CHALLENGE | Copy out the data below from the line containing "Output the web" to the line containing "5000, interval: 1000", both lines included, with all images left out.

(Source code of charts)

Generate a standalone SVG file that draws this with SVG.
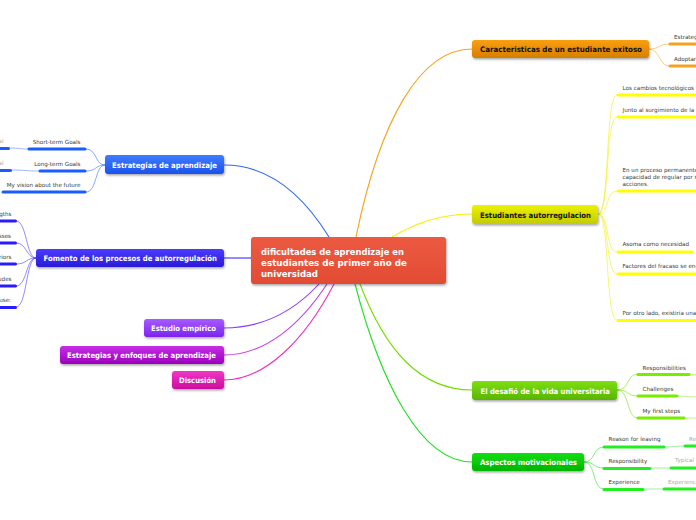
<svg xmlns="http://www.w3.org/2000/svg" width="696" height="520" viewBox="0 0 696 520">
<defs>
<filter id="sh" x="-10%" y="-20%" width="120%" height="150%"><feDropShadow dx="0.8" dy="1.5" stdDeviation="1" flood-color="#000" flood-opacity="0.35"/></filter>
<linearGradient id="gCenter" x1="0" y1="0" x2="0" y2="1"><stop offset="0" stop-color="#ec5a42"/><stop offset="1" stop-color="#e24c33"/></linearGradient>
<linearGradient id="gOrange" x1="0" y1="0" x2="0" y2="1"><stop offset="0" stop-color="#fa9f10"/><stop offset="1" stop-color="#d47f00"/></linearGradient>
<linearGradient id="gYellow" x1="0" y1="0" x2="0" y2="1"><stop offset="0" stop-color="#eef200"/><stop offset="1" stop-color="#c2cc00"/></linearGradient>
<linearGradient id="gGreen" x1="0" y1="0" x2="0" y2="1"><stop offset="0" stop-color="#7de012"/><stop offset="1" stop-color="#58b400"/></linearGradient>
<linearGradient id="gLime" x1="0" y1="0" x2="0" y2="1"><stop offset="0" stop-color="#12e012"/><stop offset="1" stop-color="#00b400"/></linearGradient>
<linearGradient id="gBlue" x1="0" y1="0" x2="0" y2="1"><stop offset="0" stop-color="#3f7cff"/><stop offset="1" stop-color="#1a52ee"/></linearGradient>
<linearGradient id="gIndigo" x1="0" y1="0" x2="0" y2="1"><stop offset="0" stop-color="#4a3cff"/><stop offset="1" stop-color="#2a1ad8"/></linearGradient>
<linearGradient id="gPurple" x1="0" y1="0" x2="0" y2="1"><stop offset="0" stop-color="#a55cff"/><stop offset="1" stop-color="#7e22ee"/></linearGradient>
<linearGradient id="gMagenta" x1="0" y1="0" x2="0" y2="1"><stop offset="0" stop-color="#c530e6"/><stop offset="1" stop-color="#9c00bc"/></linearGradient>
<linearGradient id="gPink" x1="0" y1="0" x2="0" y2="1"><stop offset="0" stop-color="#f038c6"/><stop offset="1" stop-color="#cc0c9e"/></linearGradient>
</defs>
<style>
.main{font-family:"DejaVu Sans","Verdana",sans-serif;font-weight:bold;font-size:7.6px}
.ctr{font-family:"DejaVu Sans","Verdana",sans-serif;font-weight:bold;font-size:8.6px;fill:#fff}
.w{fill:#fff}
.k{fill:#111}
.sub{font-family:"DejaVu Sans","Verdana",sans-serif;font-size:5.6px;fill:#3a3a3a}
.gray{font-family:"DejaVu Sans","Verdana",sans-serif;font-size:5.6px;fill:#aaa}
.c{fill:none;stroke-width:1.1}
.sc{fill:none;stroke-width:1;stroke-opacity:0.55}
.ul{fill:none;stroke-width:3;stroke-linecap:round}
.thin{fill:none;stroke-width:0.9;stroke-opacity:0.5}
</style>

<g id="connectors">
<path class="c" stroke="#f7a21e" d="M356,237 C380,120 420,49 472,49"/>
<path class="c" stroke="#f2f200" d="M392,237 C420,220 445,214 472,214"/>
<path class="c" stroke="#74dd00" d="M360,284 C385,350 420,390 472,390"/>
<path class="c" stroke="#1ee01e" d="M355,284 C380,380 420,462 472,462"/>
<path class="c" stroke="#2b64ff" d="M329,237 C300,190 265,165 224,165"/>
<path class="c" stroke="#3a2bff" d="M251,258 L224,258"/>
<path class="c" stroke="#8a38ff" d="M319,284 C295,310 265,328 224,328"/>
<path class="c" stroke="#c23de6" d="M327,284 C300,325 265,355 224,355"/>
<path class="c" stroke="#ee30c4" d="M334,284 C305,340 265,380 224,380"/>
<path class="sc" stroke="#f7a21e" d="M649,49 C660,49 659,44 669,44"/>
<path class="sc" stroke="#f7a21e" d="M649,49 C660,49 659,66 669,66"/>
<path class="sc" stroke="#eeee00" d="M598,214 C610,214 605,95 617,95"/>
<path class="sc" stroke="#eeee00" d="M598,214 C610,214 605,117 617,117"/>
<path class="sc" stroke="#eeee00" d="M598,214 C610,214 605,191 617,191"/>
<path class="sc" stroke="#eeee00" d="M598,214 C610,214 605,252 617,252"/>
<path class="sc" stroke="#eeee00" d="M598,214 C610,214 605,274 617,274"/>
<path class="sc" stroke="#eeee00" d="M598,214 C610,214 605,320 617,320"/>
<path class="sc" stroke="#74dd00" d="M617,390 C630,390 626,374 638,374"/>
<path class="sc" stroke="#74dd00" d="M617,390 C630,390 626,396 638,396"/>
<path class="sc" stroke="#74dd00" d="M617,390 C630,390 626,418 638,418"/>
<path class="sc" stroke="#1ee01e" d="M584,462 C596,462 592,447 604,447"/>
<path class="sc" stroke="#1ee01e" d="M584,462 C596,462 592,468 604,468"/>
<path class="sc" stroke="#1ee01e" d="M584,462 C596,462 592,489 604,489"/>
<path class="sc" stroke="#2b64ff" d="M105,165 C95,165 97,149 86,149"/>
<path class="sc" stroke="#2b64ff" d="M105,165 C95,165 97,171 86,171"/>
<path class="sc" stroke="#2b64ff" d="M105,165 C95,165 97,192 86,192"/>
<path class="sc" stroke="#3a2bff" d="M36,258 C26,258 27,221 16,221"/>
<path class="sc" stroke="#3a2bff" d="M36,258 C26,258 27,243 16,243"/>
<path class="sc" stroke="#3a2bff" d="M36,258 C26,258 27,264 16,264"/>
<path class="sc" stroke="#3a2bff" d="M36,258 C26,258 27,286 16,286"/>
<path class="sc" stroke="#3a2bff" d="M36,258 C26,258 27,307 16,307"/>
<path class="thin" stroke="#74dd00" d="M690,374 C693,374 693,375 696,375"/>
<path class="thin" stroke="#74dd00" d="M677,396 C686,396 688,397 696,397"/>
<path class="thin" stroke="#74dd00" d="M685,418 C690,418 691,418 696,418"/>
<path class="thin" stroke="#1ee01e" d="M665,447 C674,447 676,446 684,446"/>
<path class="thin" stroke="#1ee01e" d="M651,468 C660,468 662,468 671,468"/>
<path class="thin" stroke="#1ee01e" d="M644,489 C653,489 655,489 663,489"/>
<path class="thin" stroke="#2b64ff" d="M28,149 C19,149 19,148 9,148"/>
<path class="thin" stroke="#2b64ff" d="M39,171 C27,171 24,170 11,170"/>
</g>

<g id="center">
<rect x="251" y="237" width="195" height="47" rx="3" fill="url(#gCenter)" filter="url(#sh)"/>
<text class="ctr" x="261" y="254.5" textLength="143" lengthAdjust="spacingAndGlyphs">dificultades de aprendizaje en</text>
<text class="ctr" x="261" y="265.5" textLength="146" lengthAdjust="spacingAndGlyphs">estudiantes de primer año de</text>
<text class="ctr" x="261" y="276.5">universidad</text>
</g>

<g id="n-caracteristicas">
<rect x="472" y="40" width="177" height="18" rx="3" fill="url(#gOrange)" filter="url(#sh)"/>
<text class="main k" x="480" y="52" textLength="162" lengthAdjust="spacingAndGlyphs">Caracteristicas de un estudiante exitoso</text>
</g>
<g id="n-car-1"><text class="sub" x="674" y="38.5">Estrategias</text><path class="ul" stroke="#f7a21e" d="M670,44 L698,44"/></g>
<g id="n-car-2"><text class="sub" x="674" y="60.5">Adoptar</text><path class="ul" stroke="#f7a21e" d="M670,66 L698,66"/></g>

<g id="n-autorregulacion">
<rect x="472" y="205" width="126" height="19" rx="3" fill="url(#gYellow)" filter="url(#sh)"/>
<text class="main k" x="480" y="217.5" textLength="111" lengthAdjust="spacingAndGlyphs">Estudiantes autorregulacion</text>
</g>
<g id="n-aut-1"><text class="sub" x="622.5" y="89.5">Los cambios tecnológicos y</text><path class="ul" stroke="#ffff00" d="M618,95 L698,95"/></g>
<g id="n-aut-2"><text class="sub" x="622.5" y="111.5">Junto al surgimiento de la</text><path class="ul" stroke="#ffff00" d="M618,117 L698,117"/></g>
<g id="n-aut-3"><text class="sub" x="622.5" y="172">En un proceso permanente</text><text class="sub" x="622.5" y="179">capacidad de regular por s</text><text class="sub" x="622.5" y="186">acciones.</text><path class="ul" stroke="#ffff00" d="M618,191 L698,191"/></g>
<g id="n-aut-4"><text class="sub" x="622.5" y="246">Asoma como necesidad</text><path class="ul" stroke="#ffff00" d="M618,252 L692,252"/></g>
<g id="n-aut-5"><text class="sub" x="622.5" y="268">Factores del fracaso se enc</text><path class="ul" stroke="#ffff00" d="M618,274 L698,274"/></g>
<g id="n-aut-6"><text class="sub" x="622.5" y="315">Por otro lado, existiría una</text><path class="ul" stroke="#ffff00" d="M618,320.5 L698,320.5"/></g>

<g id="n-desafio">
<rect x="472" y="381" width="145" height="19" rx="3" fill="url(#gGreen)" filter="url(#sh)"/>
<text class="main w" x="480.5" y="393.5" textLength="129.5" lengthAdjust="spacingAndGlyphs">El desafió de la vida universitaria</text>
</g>
<g id="n-des-1"><text class="sub" x="642.5" y="369.5">Responsibilities</text><path class="ul" stroke="#77ee00" d="M638,374.5 L689,374.5"/></g>
<g id="n-des-2"><text class="sub" x="642.5" y="391">Challenges</text><path class="ul" stroke="#77ee00" d="M638,396 L677,396"/></g>
<g id="n-des-3"><text class="sub" x="642.5" y="412.5">My first steps</text><path class="ul" stroke="#77ee00" d="M638,418 L684,418"/></g>

<g id="n-motivacionales">
<rect x="472" y="453" width="112" height="18" rx="3" fill="url(#gLime)" filter="url(#sh)"/>
<text class="main w" x="480" y="465" textLength="97" lengthAdjust="spacingAndGlyphs">Aspectos motivacionales</text>
</g>
<g id="n-mot-1"><text class="sub" x="608.5" y="441">Reason for leaving</text><path class="ul" stroke="#22ee22" d="M604,447 L664,447"/></g>
<g id="n-mot-1a"><text class="gray" x="689" y="440.5">Re</text><path class="ul" stroke="#22ee22" d="M685,446 L698,446"/></g>
<g id="n-mot-2"><text class="sub" x="608.5" y="462.5">Responsibility</text><path class="ul" stroke="#22ee22" d="M604,468.5 L650,468.5"/></g>
<g id="n-mot-2a"><text class="gray" x="675" y="462">Typical -</text><path class="ul" stroke="#22ee22" d="M671,468 L698,468"/></g>
<g id="n-mot-3"><text class="sub" x="608.5" y="484">Experience</text><path class="ul" stroke="#22ee22" d="M604,489.5 L643,489.5"/></g>
<g id="n-mot-3a"><text class="gray" x="668" y="483.5">Experience</text><path class="ul" stroke="#22ee22" d="M664,489 L698,489"/></g>

<g id="n-estrategias">
<rect x="105" y="155" width="119" height="19" rx="3" fill="url(#gBlue)" filter="url(#sh)"/>
<text class="main w" x="112" y="167.5" textLength="105" lengthAdjust="spacingAndGlyphs">Estrategias de aprendizaje</text>
</g>
<g id="n-est-1"><text class="sub" x="80.5" y="143.5" text-anchor="end">Short-term Goals</text><path class="ul" stroke="#1a5cff" d="M29,149 L85,149"/></g>
<g id="n-est-1a"><text class="gray" x="3.5" y="143" text-anchor="end">al</text><path class="ul" stroke="#1a5cff" d="M-2,148.5 L8.5,148.5"/></g>
<g id="n-est-2"><text class="sub" x="80.5" y="165.5" text-anchor="end">Long-term Goals</text><path class="ul" stroke="#1a5cff" d="M40,171 L85,171"/></g>
<g id="n-est-2a"><text class="gray" x="3.5" y="165" text-anchor="end">al</text><path class="ul" stroke="#1a5cff" d="M-2,170.5 L10.5,170.5"/></g>
<g id="n-est-3"><text class="sub" x="80.5" y="186.5" text-anchor="end">My vision about the future</text><path class="ul" stroke="#1a5cff" d="M3,192 L85,192"/></g>

<g id="n-fomento">
<rect x="36" y="249" width="188" height="18" rx="3" fill="url(#gIndigo)" filter="url(#sh)"/>
<text class="main w" x="43.5" y="261" textLength="173.5" lengthAdjust="spacingAndGlyphs">Fomento de los procesos de autorregulación</text>
</g>
<g id="n-fom-1"><text class="sub" x="11.5" y="215.5" text-anchor="end">gths</text><path class="ul" stroke="#2a1aff" d="M-2,221 L15.5,221"/></g>
<g id="n-fom-2"><text class="sub" x="11" y="237.5" text-anchor="end">sses</text><path class="ul" stroke="#2a1aff" d="M-2,243 L15.5,243"/></g>
<g id="n-fom-3"><text class="sub" x="11.5" y="259" text-anchor="end">riors</text><path class="ul" stroke="#2a1aff" d="M-2,264 L15.5,264"/></g>
<g id="n-fom-4"><text class="sub" x="11.5" y="280.5" text-anchor="end">udes</text><path class="ul" stroke="#2a1aff" d="M-2,286 L15.5,286"/></g>
<g id="n-fom-5"><text class="sub" x="11" y="302" text-anchor="end">use:</text><path class="ul" stroke="#2a1aff" d="M-2,307.5 L15.5,307.5"/></g>

<g id="n-empirico">
<rect x="144" y="319" width="80" height="18" rx="3" fill="url(#gPurple)" filter="url(#sh)"/>
<text class="main w" x="151" y="331" textLength="65" lengthAdjust="spacingAndGlyphs">Estudio empírico</text>
</g>
<g id="n-enfoques">
<rect x="60" y="346" width="164" height="18" rx="3" fill="url(#gMagenta)" filter="url(#sh)"/>
<text class="main w" x="67" y="358" textLength="149" lengthAdjust="spacingAndGlyphs">Estrategias y enfoques de aprendizaje</text>
</g>
<g id="n-discusion">
<rect x="172" y="371" width="52" height="18" rx="3" fill="url(#gPink)" filter="url(#sh)"/>
<text class="main w" x="179" y="383" textLength="37" lengthAdjust="spacingAndGlyphs">Discusión</text>
</g>
</svg>
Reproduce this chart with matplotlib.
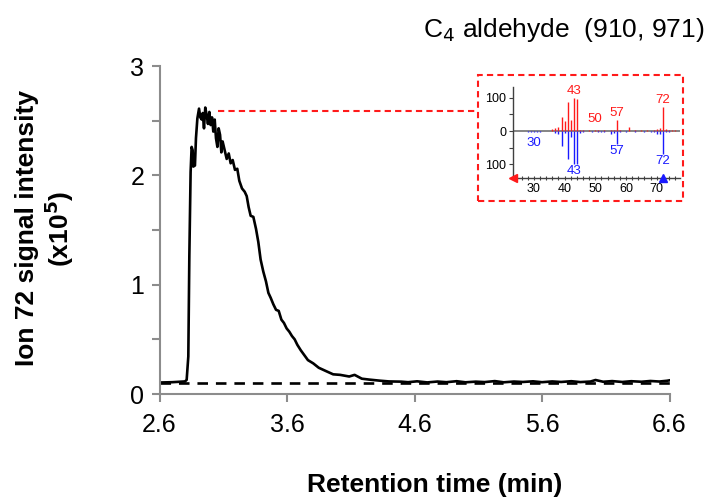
import numpy as np
import matplotlib
matplotlib.use("Agg")
import matplotlib.pyplot as plt
from matplotlib.patches import Rectangle

plt.rcParams['font.family'] = ['Liberation Sans', 'DejaVu Sans']

# chromatogram, ion 72 (x10^5) vs retention time (min)
rt = [2.60, 2.70, 2.800, 2.813, 2.826, 2.834, 2.844, 2.852, 2.860, 2.865, 2.878,
      2.886, 2.897, 2.910, 2.920, 2.931, 2.939, 2.949, 2.959, 2.970, 2.980,
      2.991, 3.001, 3.012, 3.022, 3.033, 3.043, 3.054, 3.064, 3.075, 3.085,
      3.095, 3.111, 3.127, 3.143, 3.158, 3.174, 3.192, 3.210, 3.226, 3.247,
      3.268, 3.284, 3.299, 3.315, 3.336, 3.357, 3.375, 3.393, 3.414, 3.435,
      3.454, 3.472, 3.493, 3.514, 3.535, 3.556, 3.576, 3.597, 3.618, 3.639,
      3.660, 3.681, 3.708, 3.764, 3.806, 3.849, 3.905, 3.962, 4.017,
      4.088, 4.130, 4.187, 4.243, 4.327, 4.40, 4.496, 4.55, 4.62, 4.70, 4.78,
      4.85, 4.93, 5.00, 5.08, 5.15, 5.23, 5.30, 5.38, 5.45, 5.53, 5.60, 5.68,
      5.75, 5.83, 5.90, 5.98, 6.02, 6.08, 6.15, 6.23, 6.30, 6.38, 6.45, 6.52,
      6.58, 6.60]
signal = [0.105, 0.108, 0.115, 0.129, 0.343, 1.26, 2.03, 2.26, 2.23, 2.08, 2.09,
          2.34, 2.52, 2.61, 2.53, 2.51, 2.57, 2.43, 2.62, 2.55, 2.47,
          2.58, 2.46, 2.53, 2.40, 2.51, 2.34, 2.26, 2.43, 2.37, 2.21,
          2.31, 2.23, 2.15, 2.20, 2.11, 2.14, 2.05, 2.06, 1.95, 1.88,
          1.85, 1.81, 1.71, 1.63, 1.62, 1.51, 1.39, 1.23, 1.12, 1.03,
          0.925, 0.88, 0.82, 0.77, 0.76, 0.68, 0.65, 0.60, 0.57, 0.53,
          0.50, 0.45, 0.40, 0.31, 0.28, 0.24, 0.21, 0.18, 0.175,
          0.16, 0.175, 0.14, 0.132, 0.122, 0.115, 0.113, 0.108, 0.116, 0.106,
          0.114, 0.108, 0.117, 0.107, 0.113, 0.109, 0.118, 0.107, 0.114, 0.110,
          0.116, 0.108, 0.115, 0.110, 0.117, 0.109, 0.114, 0.128, 0.112, 0.118,
          0.110, 0.117, 0.112, 0.119, 0.114, 0.121, 0.125]

# blank (dashed)
rt_blank = [2.60, 6.60]
signal_blank = [0.105, 0.105]

xticks = [2.6, 3.6, 4.6, 5.6, 6.6]

# inset mass spectra: library (red, up) and measured (blue, down)
mz_lib = [36, 37, 38, 39, 40, 41, 42, 43, 44, 45, 46, 48, 50, 51, 53, 55, 56,
          57, 58, 61, 63, 65, 67, 69, 70, 71, 72, 73, 74, 75, 76]
int_lib = [5, 8, 12, 43, 30, 88, 32, 100, 97, 3, 3, 3, 4, 3, 3, 4, 3,
           33, 3, 13, 3, 3, 3, 3, 5, 10, 72, 5, 3, 3, 2]
mz_meas = [28, 29, 30, 31, 32, 37, 38, 39, 40, 41, 42, 43, 44, 45, 46, 49, 51, 52,
           53, 55, 56, 57, 58, 60, 63, 66, 68, 69, 70, 71, 72, 73, 74]
int_meas = [3, 3, 3, 3, 3, 5, 10, 45, 6, 86, 18, 100, 100, 5, 3, 3, 3, 3,
            3, 8, 6, 38, 4, 3, 3, 3, 4, 3, 10, 8, 68, 4, 3]
lib_labels = [43, 50, 57, 72]
meas_labels = [30, 43, 57, 72]

red = '#ff1a1a'
blue = '#1a1aff'
gray = '#8c8c8c'

fig = plt.figure(figsize=(7.1, 5.0), dpi=100)
ax = fig.add_axes([159.5 / 710, 0.212, 510 / 710, 328 / 500])

ax.plot(rt_blank, signal_blank, color='black', lw=1.9, ls=(0, (4, 3)))
ax.plot(rt, signal, color='black', lw=1.9)

ax.set_xlim(2.6, 6.6)
ax.set_ylim(0, 3)
ax.set_xticks(xticks)
ax.set_xticklabels(['%.1f' % t for t in xticks])
ax.set_yticks([0, 1, 2, 3])
ax.set_yticks([0.5, 1.5, 2.5], minor=True)
for s in ['top', 'right']:
    ax.spines[s].set_visible(False)
for s in ['left', 'bottom']:
    ax.spines[s].set_color(gray)
    ax.spines[s].set_linewidth(1.5)
ax.tick_params(which='both', direction='out', length=6, width=1.5, color=gray,
               labelsize=18, pad=5)
ax.tick_params(axis='x', pad=8)

fig.text(435 / 710, 0.016, 'Retention time (min)', fontsize=19, fontweight='bold',
         ha='center', va='baseline')
fig.text(0.064, 0.543, 'Ion 72 signal intensity\n(x10$^{\\mathbf{5}}$)', fontsize=19,
         fontweight='bold', ha='center', va='center', rotation=90, linespacing=1.1)
fig.text(705 / 710, 0.926, 'C$_4$ aldehyde  (910, 971)', fontsize=19,
         ha='right', va='baseline')

# connector from peak top to inset box
i_pk = int(np.argmax(signal))
x_end = 2.6 + (478 - 159.5) / 510 * 4.0
ax.plot([rt[i_pk] + 0.1, x_end], [2.585, 2.585], color=red, lw=1.5,
        ls=(0, (3, 2)), clip_on=False)

# dashed red box
fig.patches.append(Rectangle((478 / 710, 1 - 201 / 500), 205 / 710, 126 / 500,
                             transform=fig.transFigure, fill=False,
                             edgecolor=red, lw=1.5, ls=(0, (3, 2))))

ins = fig.add_axes([513 / 710, 1 - 178 / 500, 167 / 710, 91 / 500])
ins.axhline(0, color='#707070', lw=1.2, zorder=1)
ins.vlines(mz_lib, 0, int_lib, color=red, lw=1.0, zorder=2)
ins.vlines(mz_meas, 0, [-v for v in int_meas], color=blue, lw=1.0, zorder=2)
ins.set_xlim(23.2, 77.6)
ins.set_ylim(-142, 133)
for m in lib_labels:
    v = int_lib[mz_lib.index(m)]
    ins.text(m, max(v, 15) + 3, str(m), color=red, fontsize=9.5, ha='center', va='bottom')
for m in meas_labels:
    v = int_meas[mz_meas.index(m)]
    ins.text(m, -max(v, 15) - 3, str(m), color=blue, fontsize=9.5, ha='center', va='top')
ins.set_xticks([30, 40, 50, 60, 70])
ins.set_xticks(np.arange(24, 78, 2), minor=True)
ins.set_yticks([-100, 0, 100])
ins.set_yticklabels(['100', '0', '100'])
ins.set_yticks([-50, 50], minor=True)
for s in ['top', 'right']:
    ins.spines[s].set_visible(False)
for s in ['left', 'bottom']:
    ins.spines[s].set_color('#404040')
    ins.spines[s].set_linewidth(1.0)
ins.tick_params(which='both', labelsize=9, length=3, width=0.8, color='#404040', pad=2)
ins.tick_params(axis='x', which='both', direction='inout', length=3)
ins.patch.set_alpha(0)
ins.plot([23.2], [-142], marker='<', color=red, ms=6, clip_on=False, zorder=5)
ins.plot([72], [-142], marker='^', color=blue, ms=6, clip_on=False, zorder=5)

fig.savefig('out.png', dpi=100)
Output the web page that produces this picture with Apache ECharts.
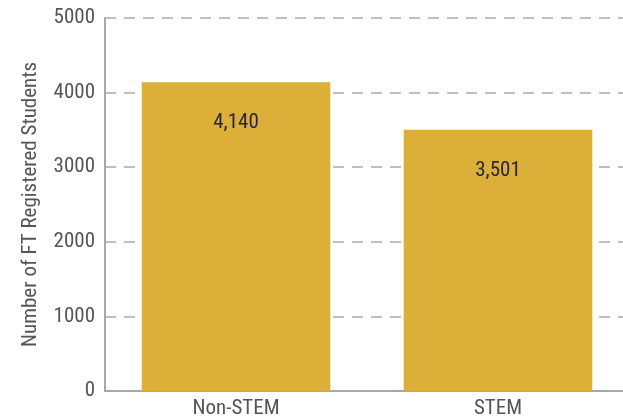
<!DOCTYPE html>
<html>
<head>
<meta charset="utf-8">
<script src="https://cdn.jsdelivr.net/npm/echarts@6/dist/echarts.min.js"></script>
<style>
  html, body { margin: 0; padding: 0; background: #fff; overflow: hidden; }
  #chart { width: 629px; height: 420px; }
</style>
</head>
<body>
<div id="chart"></div>
<script>
// Full-time registered students by programme type
const categories = ['Non-STEM', 'STEM'];
const students = [4140, 3501];
const yTicks = { min: 0, max: 5000, interval: 1000 };

const FONT = '"Roboto Condensed", "Open Sans Condensed", sans-serif';
const chart = echarts.init(document.getElementById('chart'));
chart.setOption({
  animation: false,
  grid: { left: 105, right: 0, top: 18, bottom: 29 },
  xAxis: {
    type: 'category',
    data: categories,
    axisLine: { lineStyle: { color: '#a8a8a8', width: 2 } },
    axisTick: { show: false },
    axisLabel: { color: '#555', fontFamily: FONT, fontSize: 21, margin: 7 }
  },
  yAxis: {
    type: 'value',
    min: yTicks.min,
    max: yTicks.max,
    interval: yTicks.interval,
    name: 'Number of FT Registered Students',
    nameLocation: 'middle',
    nameGap: 64,
    nameTextStyle: { color: '#555', fontFamily: FONT, fontSize: 21 },
    axisLine: { show: true, lineStyle: { color: '#a8a8a8', width: 2 } },
    axisTick: { show: false },
    axisLabel: {
      color: '#555', fontFamily: FONT, fontSize: 21, margin: 10,
      formatter: v => String(v)
    },
    splitLine: { lineStyle: { color: '#aaaaaa', type: [11, 8], width: 1.5 } }
  },
  series: [{
    type: 'bar',
    data: students,
    barWidth: '72%',
    itemStyle: { color: '#dcb038' },
    label: {
      show: true,
      position: 'insideTop',
      distance: 30,
      color: '#2a2445',
      fontFamily: FONT,
      fontSize: 21,
      formatter: p => p.value.toLocaleString('en-US')
    }
  }]
});
</script>
</body>
</html>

FINISHED EXERCISE |
Output the web page that produces this picture with Apache ECharts.
<!DOCTYPE html>
<html>
<head>
<meta charset="utf-8">
<script src="https://cdn.jsdelivr.net/npm/echarts@6/dist/echarts.min.js"></script>
<style>
  html, body { margin: 0; padding: 0; background: #fff; overflow: hidden; }
  #chart { width: 629px; height: 420px; }
</style>
</head>
<body>
<div id="chart"></div>
<script>
// Full-time registered students by programme type
const categories = ['Non-STEM', 'STEM'];
const students = [4140, 3501];
const yTicks = { min: 0, max: 5000, interval: 1000 };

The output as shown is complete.